Exacerbating the situation is the small and niche market for mass timber. The lack of actuarial data has meant that insurance companies typically insure mass timber buildings to the closest approximate building structure archetype – a wooden frame house constructed with two-by-four lumber.

A second structural issue is a mismatch between the location of mass timber production and demand for the material.

Some industry estimates suggest that 62 per cent of capacity and 22 per cent of demand is concentrated in western Canada, but 78 per cent of demand and 38 per cent of capacity is concentrated in eastern Canada.

One of the biggest impediments for manufacturers in scaling their operations is the cost of acquiring specialized mass timber machinery and technology, which is produced by only a handful of European-based manufacturers.



High cost of manufacturing equipment is also preventing new players from entering the mass timber business. The capital required to set up a manufacturing facility, with 50,000 m2 capacity, is estimated to cost $200 million, with the bulk of the costs attributable to machinery.

Canada’s sawmills are also dominated by players that produce “dimension lumber,” rather than mass timber “feedstock,” leading to shortages of the building material.

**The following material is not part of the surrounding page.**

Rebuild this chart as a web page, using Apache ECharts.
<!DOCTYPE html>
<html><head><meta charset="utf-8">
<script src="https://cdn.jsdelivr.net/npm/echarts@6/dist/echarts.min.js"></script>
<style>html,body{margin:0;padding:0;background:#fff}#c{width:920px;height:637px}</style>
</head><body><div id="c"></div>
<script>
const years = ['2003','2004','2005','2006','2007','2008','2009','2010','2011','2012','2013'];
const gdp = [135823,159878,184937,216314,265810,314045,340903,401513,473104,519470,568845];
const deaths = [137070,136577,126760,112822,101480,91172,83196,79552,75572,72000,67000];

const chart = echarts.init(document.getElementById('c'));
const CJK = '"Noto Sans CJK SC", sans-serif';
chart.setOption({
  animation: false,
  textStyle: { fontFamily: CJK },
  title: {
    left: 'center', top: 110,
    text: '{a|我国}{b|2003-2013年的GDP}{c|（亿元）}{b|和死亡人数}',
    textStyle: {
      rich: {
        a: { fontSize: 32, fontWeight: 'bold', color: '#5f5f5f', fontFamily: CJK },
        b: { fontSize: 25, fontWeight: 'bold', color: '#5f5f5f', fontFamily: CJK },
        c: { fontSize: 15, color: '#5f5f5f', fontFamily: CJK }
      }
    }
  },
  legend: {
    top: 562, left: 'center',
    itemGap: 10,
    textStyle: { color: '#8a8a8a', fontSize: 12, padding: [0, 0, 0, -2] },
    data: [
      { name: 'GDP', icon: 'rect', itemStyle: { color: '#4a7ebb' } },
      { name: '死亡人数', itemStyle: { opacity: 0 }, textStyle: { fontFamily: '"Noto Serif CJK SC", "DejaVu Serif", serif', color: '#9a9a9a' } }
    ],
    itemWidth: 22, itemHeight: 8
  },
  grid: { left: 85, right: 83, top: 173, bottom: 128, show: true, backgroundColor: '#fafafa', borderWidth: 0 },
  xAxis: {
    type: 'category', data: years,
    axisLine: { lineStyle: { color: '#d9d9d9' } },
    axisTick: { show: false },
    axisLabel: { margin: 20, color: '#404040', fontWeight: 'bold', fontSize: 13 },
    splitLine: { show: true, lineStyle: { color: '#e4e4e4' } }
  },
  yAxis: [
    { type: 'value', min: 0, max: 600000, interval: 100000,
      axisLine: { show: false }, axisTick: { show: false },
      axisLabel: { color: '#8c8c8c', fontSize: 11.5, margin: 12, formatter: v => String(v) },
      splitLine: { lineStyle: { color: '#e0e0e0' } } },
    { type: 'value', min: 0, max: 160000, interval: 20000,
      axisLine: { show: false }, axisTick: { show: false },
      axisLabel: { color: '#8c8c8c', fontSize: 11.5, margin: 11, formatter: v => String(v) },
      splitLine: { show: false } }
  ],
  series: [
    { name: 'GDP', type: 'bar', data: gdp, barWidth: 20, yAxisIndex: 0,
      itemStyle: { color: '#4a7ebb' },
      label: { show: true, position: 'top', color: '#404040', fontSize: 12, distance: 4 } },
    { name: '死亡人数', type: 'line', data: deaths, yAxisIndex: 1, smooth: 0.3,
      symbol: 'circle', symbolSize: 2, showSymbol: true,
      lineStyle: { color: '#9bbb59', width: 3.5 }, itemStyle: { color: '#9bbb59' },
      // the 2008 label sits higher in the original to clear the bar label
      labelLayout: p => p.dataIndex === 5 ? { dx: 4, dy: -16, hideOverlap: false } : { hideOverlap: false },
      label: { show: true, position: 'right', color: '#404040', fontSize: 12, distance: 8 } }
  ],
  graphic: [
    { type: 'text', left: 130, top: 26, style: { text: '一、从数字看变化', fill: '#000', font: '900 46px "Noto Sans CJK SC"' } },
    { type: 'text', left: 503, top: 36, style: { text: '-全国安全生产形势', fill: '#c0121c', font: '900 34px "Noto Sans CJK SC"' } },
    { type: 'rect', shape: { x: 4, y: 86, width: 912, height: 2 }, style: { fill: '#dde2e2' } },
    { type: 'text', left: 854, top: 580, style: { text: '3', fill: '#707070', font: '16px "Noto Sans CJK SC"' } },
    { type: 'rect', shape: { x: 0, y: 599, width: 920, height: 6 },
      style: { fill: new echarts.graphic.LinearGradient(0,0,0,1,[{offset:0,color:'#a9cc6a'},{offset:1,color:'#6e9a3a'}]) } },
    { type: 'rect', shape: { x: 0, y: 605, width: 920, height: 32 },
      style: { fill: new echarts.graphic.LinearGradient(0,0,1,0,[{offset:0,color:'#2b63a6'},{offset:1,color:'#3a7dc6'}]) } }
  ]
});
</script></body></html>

Canada has an opportunity to play a leading role in the global mass timber movement if it adopts the following recommendations:

Standardize insurance underwriting to lower costs. Standardizing insurance fire risks for mass timber buildings, during building construction and occupancy, will lower insurance premiums and overall costs for builders and building owners.

Continue funding capital expenditure grants. Federal and provincial grants have played a pivotal role in lowering machinery costs and enabling additional manufacturing capacity, either from existing manufacturers or new entrants. Continuing these programs would ensure supply can keep pace with double digit growth in domestic and international demand.